We also need to prevent malleability, or the ability for someone external to view your proof, change some parameters, and generate another, unique proof that verifies. We do that by forcing the user to embed their Ethereum address in the proof, as described in this post – anyone stealing the proof would then just verify the same statement (that some Ethereum address owns some Twitter account).
Then, the data gets sent to a smart contract to verify the signature. Why do we need a smart contract at all? Because DNS spoofing is too easy. Because most websites (Twitter included) do not use DNSSEC, there is no signature on the DNS response received – this makes it very easy to man-in-the-middle the DNS request and give back the wrong public key. If we outsourced verification to anything except an immutable data store, its possible that they may decieved by a fake proof. But how do we get this data into the smart contract? It’s hard coded in. People can analyze it by eye and verify themselves that the public key listed in the code matches the DNS record that they can view online or fetch from their computer.

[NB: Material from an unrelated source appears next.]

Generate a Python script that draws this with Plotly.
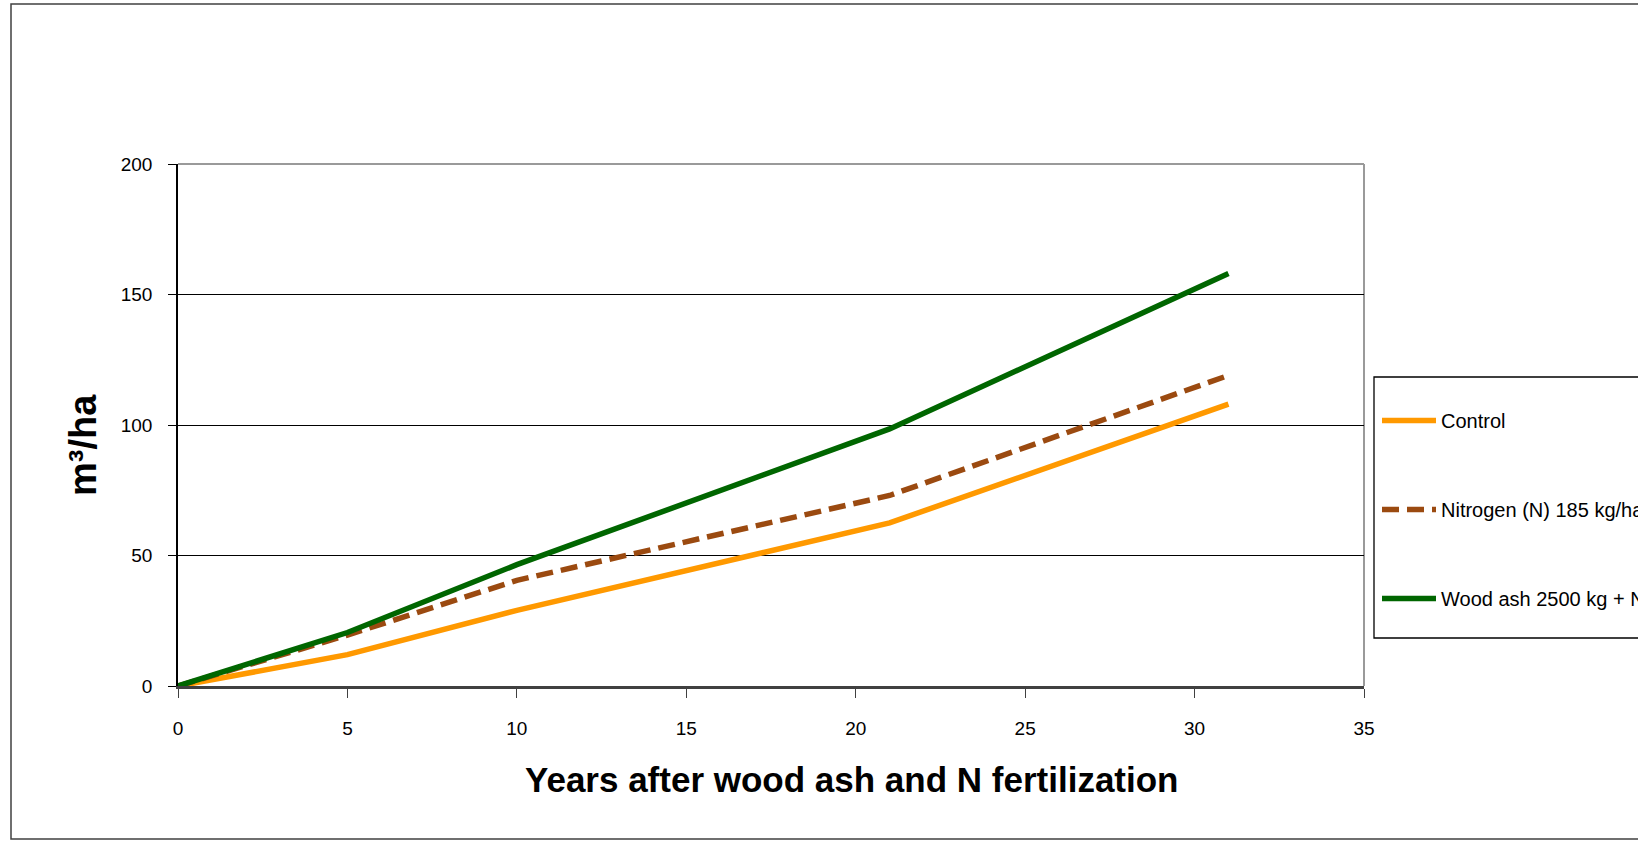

As that smart contract gains legitimacy and public acceptance, people can verify that the DNS record is in fact accurate, and if it’s ever wrong, fork to the correct address: we expect community consensus to land on the correct key over time . If we attempted to replicate the gaurantees of DNSSEC, by finding a way to issue our own signatures, the holder of the private key of the signature issuing would be a trusted failure point in the entire system. If we outsourced to the client themselves or a server, we open up an additional requirement on the DNS record not being spoofed at the moment in time that the client is verifying the proof. We can enable upgradability upon a switching of the public key through any number of decentralized governance methods, or by lobbying Twitter to enable DNSSEC.
Ideas
-
People with at least $1M in their Chase bank account
-
People who verifiably made a degen call option on robinhood
-
People with 10M Twitter followers
-
Proving you’re a top fan of an artist (via Spotify Wrapped email)
-
A decentralized oracle for off chain data, putting price feeds on-chain
-
Whistleblowing: imagine anonymous Edward Snowden–type leaks (proving an email from the NSA was sent without revealing who you are)
-
ZK Glassdoor / ZK Blind: this requires ZK-JWTs, an easy adaptation on top of our code
-
Decentralized anonymous KYC
We think that there are many signatures and emails like this hidden all over the internet, and we want to harness their power to bring all of web2 onto web3 without oracles, or just verify subsets of emails or other web2 data. Reach out to yush_g if you want to build with us, we would love to talk with anyone excited about this tech and support any builders with the resources to build this tech in public.
Footnotes
[^1] TLS-Notary
You might think that all data online must be signed already, or else how would we trust that a website is who they say they are? Unfortunately, this is not the case – HTTPS/TLS, the standard used to encrypt all web traffic, surprisingly does not have a signing feature because it uses symmetric encryption instead (aka there are no private keys). This means that any server data we pull from these sessions can be forged by any client (they have the same keys). TLS-Notary attempts to solve some of these problems, but requires users to open a website not as themselves, but as one shareholder in a MPC protocol with a decentralized network of verifiers, who will ensure that the client is not forging messages. The compute cost and complexity of this solution (not to mention the non-collusion assumption on the MPC) make us yearn for a more elegant solution, one that is practical today on-chain.